What you have to do:
Skip the pictures. Reproduce all other material exactly.

Given material:
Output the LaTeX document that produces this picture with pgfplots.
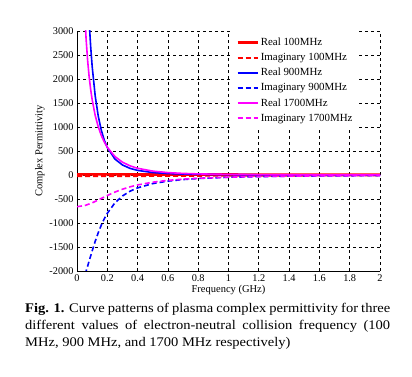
\documentclass[border=0pt]{standalone}
\usepackage{fontspec}
\setmainfont{Liberation Serif}
\newfontfamily\capfont[FakeStretch=1.1]{Liberation Serif}
\usepackage{pgfplots}
\pgfplotsset{compat=1.18}
\definecolor{cR}{RGB}{255,0,0}
\definecolor{cB}{RGB}{0,0,255}
\definecolor{cM}{RGB}{255,0,255}
\begin{document}
\begin{tikzpicture}
\path[use as bounding box] (0,0) rectangle (412bp,377bp);
\begin{axis}[
  at={(77bp,106bp)}, anchor=south west,
  width=303bp, height=240bp, scale only axis,
  xmin=0, xmax=2, ymin=-2000, ymax=3000,
  xtick={0,0.2,...,2.01}, ytick={-2000,-1500,...,3000},
  xticklabels={0,0.2,0.4,0.6,0.8,1,1.2,1.4,1.6,1.8,2},
  scaled y ticks=false,
  yticklabel style={/pgf/number format/.cd, fixed, 1000 sep={}, assume math mode=true},
  ticklabel style={font=\fontsize{10.3bp}{12bp}\selectfont},
  grid=major,
  major grid style={black, line width=0.7bp, dash pattern=on 3bp off 3bp},
  axis x line*=bottom, axis y line*=left,
  axis line style={black, line width=0.8bp, -},
  tick align=inside, major tick length=0bp,
  xlabel={Frequency (GHz)}, ylabel={Complex Permittivity},
  label style={font=\fontsize{10.5bp}{12bp}\selectfont},
  xlabel style={yshift=3bp},
  ylabel style={yshift=-2bp},
  legend style={at={(0.5116,1)}, anchor=north west, draw=none, fill=white,
    font=\fontsize{10.9bp}{12bp}\selectfont, inner xsep=4bp, inner ysep=5bp,
    row sep=2.2bp, cells={anchor=west}},
  legend image code/.code={\draw[#1] (0bp,0bp) -- (20bp,0bp);},
  legend cell align=left,
  clip=true,
]
\addplot[cR, line width=2.6bp] coordinates {(0,12) (0.2,12) (0.5,11) (0.8,10) (1.2,9) (1.6,8) (2,8)};
\addlegendentry{Real 100MHz}
\addplot[cR, line width=2bp, dash pattern=on 5bp off 3bp] coordinates {(0,-25) (0.2,-24) (0.4,-22) (0.6,-19) (0.8,-16) (1.2,-12) (1.6,-10) (2,-9)};
\addlegendentry{Imaginary 100MHz}
\addplot[cB, line width=1.6bp] coordinates {
(0.05,6011) (0.06,4782) (0.07,3889) (0.08,3213) (0.09,2686) (0.10,2267)
(0.12,1651) (0.14,1232) (0.16,938) (0.18,726) (0.20,572) (0.25,333)
(0.30,209) (0.35,138) (0.40,96) (0.50,51) (0.60,30) (0.70,19.4) (0.80,13.1)
(1.0,6.8) (1.2,3.9) (1.4,2.5) (1.6,1.7) (1.8,1.2) (2.0,0.9)};
\addlegendentry{Real 900MHz}
\addplot[cB, line width=1.6bp, dash pattern=on 5bp off 3bp] coordinates {
(0,-2354) (0.05,-2099) (0.06,-2003) (0.07,-1901) (0.08,-1794) (0.10,-1583)
(0.12,-1383) (0.14,-1204) (0.16,-1047) (0.18,-913) (0.20,-798) (0.25,-582)
(0.30,-437) (0.35,-338) (0.40,-268) (0.50,-179) (0.60,-127) (0.70,-95)
(0.80,-73) (1.0,-47) (1.2,-33) (1.4,-24) (1.6,-19) (1.8,-15) (2.0,-12)};
\addlegendentry{Imaginary 900MHz}
\addplot[cM, line width=1.6bp] coordinates {
(0.05,3452) (0.06,2836) (0.07,2391) (0.08,2052) (0.09,1786) (0.10,1571)
(0.12,1243) (0.14,1006) (0.16,827) (0.18,688) (0.20,577) (0.25,385)
(0.30,267) (0.35,191) (0.40,140) (0.50,81) (0.60,50) (0.70,33) (0.80,23)
(1.0,12.2) (1.2,7.2) (1.4,4.6) (1.6,3.1) (1.8,2.2) (2.0,1.6)};
\addlegendentry{Real 1700MHz}
\addplot[cM, line width=1.6bp, dash pattern=on 5bp off 3bp] coordinates {
(0,-660) (0.05,-638) (0.10,-581) (0.15,-505) (0.20,-427) (0.25,-356)
(0.30,-296) (0.35,-247) (0.40,-207) (0.50,-150) (0.60,-112) (0.70,-86)
(0.80,-68) (1.0,-45) (1.2,-32) (1.4,-24) (1.6,-18) (1.8,-15) (2.0,-12)};
\addlegendentry{Imaginary 1700MHz}
\end{axis}
\node[anchor=north west, inner sep=0pt, text width=365bp, align=justify,
  font=\capfont\fontsize{13.2bp}{17bp}\selectfont] at (25bp,74bp)
  {\textbf{Fig. 1.} Curve patterns of plasma complex permittivity for three\linebreak
   different values of electron-neutral collision frequency (100\linebreak
   MHz, 900 MHz, and 1700 MHz respectively)};
\end{tikzpicture}
\end{document}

Full output:
Output the LaTeX document that produces this picture with pgfplots.
\documentclass[border=0pt]{standalone}
\usepackage{fontspec}
\setmainfont{Liberation Serif}
\newfontfamily\capfont[FakeStretch=1.1]{Liberation Serif}
\usepackage{pgfplots}
\pgfplotsset{compat=1.18}
\definecolor{cR}{RGB}{255,0,0}
\definecolor{cB}{RGB}{0,0,255}
\definecolor{cM}{RGB}{255,0,255}
\begin{document}
\begin{tikzpicture}
\path[use as bounding box] (0,0) rectangle (412bp,377bp);
\begin{axis}[
  at={(77bp,106bp)}, anchor=south west,
  width=303bp, height=240bp, scale only axis,
  xmin=0, xmax=2, ymin=-2000, ymax=3000,
  xtick={0,0.2,...,2.01}, ytick={-2000,-1500,...,3000},
  xticklabels={0,0.2,0.4,0.6,0.8,1,1.2,1.4,1.6,1.8,2},
  scaled y ticks=false,
  yticklabel style={/pgf/number format/.cd, fixed, 1000 sep={}, assume math mode=true},
  ticklabel style={font=\fontsize{10.3bp}{12bp}\selectfont},
  grid=major,
  major grid style={black, line width=0.7bp, dash pattern=on 3bp off 3bp},
  axis x line*=bottom, axis y line*=left,
  axis line style={black, line width=0.8bp, -},
  tick align=inside, major tick length=0bp,
  xlabel={Frequency (GHz)}, ylabel={Complex Permittivity},
  label style={font=\fontsize{10.5bp}{12bp}\selectfont},
  xlabel style={yshift=3bp},
  ylabel style={yshift=-2bp},
  legend style={at={(0.5116,1)}, anchor=north west, draw=none, fill=white,
    font=\fontsize{10.9bp}{12bp}\selectfont, inner xsep=4bp, inner ysep=5bp,
    row sep=2.2bp, cells={anchor=west}},
  legend image code/.code={\draw[#1] (0bp,0bp) -- (20bp,0bp);},
  legend cell align=left,
  clip=true,
]
\addplot[cR, line width=2.6bp] coordinates {(0,12) (0.2,12) (0.5,11) (0.8,10) (1.2,9) (1.6,8) (2,8)};
\addlegendentry{Real 100MHz}
\addplot[cR, line width=2bp, dash pattern=on 5bp off 3bp] coordinates {(0,-25) (0.2,-24) (0.4,-22) (0.6,-19) (0.8,-16) (1.2,-12) (1.6,-10) (2,-9)};
\addlegendentry{Imaginary 100MHz}
\addplot[cB, line width=1.6bp] coordinates {
(0.05,6011) (0.06,4782) (0.07,3889) (0.08,3213) (0.09,2686) (0.10,2267)
(0.12,1651) (0.14,1232) (0.16,938) (0.18,726) (0.20,572) (0.25,333)
(0.30,209) (0.35,138) (0.40,96) (0.50,51) (0.60,30) (0.70,19.4) (0.80,13.1)
(1.0,6.8) (1.2,3.9) (1.4,2.5) (1.6,1.7) (1.8,1.2) (2.0,0.9)};
\addlegendentry{Real 900MHz}
\addplot[cB, line width=1.6bp, dash pattern=on 5bp off 3bp] coordinates {
(0,-2354) (0.05,-2099) (0.06,-2003) (0.07,-1901) (0.08,-1794) (0.10,-1583)
(0.12,-1383) (0.14,-1204) (0.16,-1047) (0.18,-913) (0.20,-798) (0.25,-582)
(0.30,-437) (0.35,-338) (0.40,-268) (0.50,-179) (0.60,-127) (0.70,-95)
(0.80,-73) (1.0,-47) (1.2,-33) (1.4,-24) (1.6,-19) (1.8,-15) (2.0,-12)};
\addlegendentry{Imaginary 900MHz}
\addplot[cM, line width=1.6bp] coordinates {
(0.05,3452) (0.06,2836) (0.07,2391) (0.08,2052) (0.09,1786) (0.10,1571)
(0.12,1243) (0.14,1006) (0.16,827) (0.18,688) (0.20,577) (0.25,385)
(0.30,267) (0.35,191) (0.40,140) (0.50,81) (0.60,50) (0.70,33) (0.80,23)
(1.0,12.2) (1.2,7.2) (1.4,4.6) (1.6,3.1) (1.8,2.2) (2.0,1.6)};
\addlegendentry{Real 1700MHz}
\addplot[cM, line width=1.6bp, dash pattern=on 5bp off 3bp] coordinates {
(0,-660) (0.05,-638) (0.10,-581) (0.15,-505) (0.20,-427) (0.25,-356)
(0.30,-296) (0.35,-247) (0.40,-207) (0.50,-150) (0.60,-112) (0.70,-86)
(0.80,-68) (1.0,-45) (1.2,-32) (1.4,-24) (1.6,-18) (1.8,-15) (2.0,-12)};
\addlegendentry{Imaginary 1700MHz}
\end{axis}
\node[anchor=north west, inner sep=0pt, text width=365bp, align=justify,
  font=\capfont\fontsize{13.2bp}{17bp}\selectfont] at (25bp,74bp)
  {\textbf{Fig. 1.} Curve patterns of plasma complex permittivity for three\linebreak
   different values of electron-neutral collision frequency (100\linebreak
   MHz, 900 MHz, and 1700 MHz respectively)};
\end{tikzpicture}
\end{document}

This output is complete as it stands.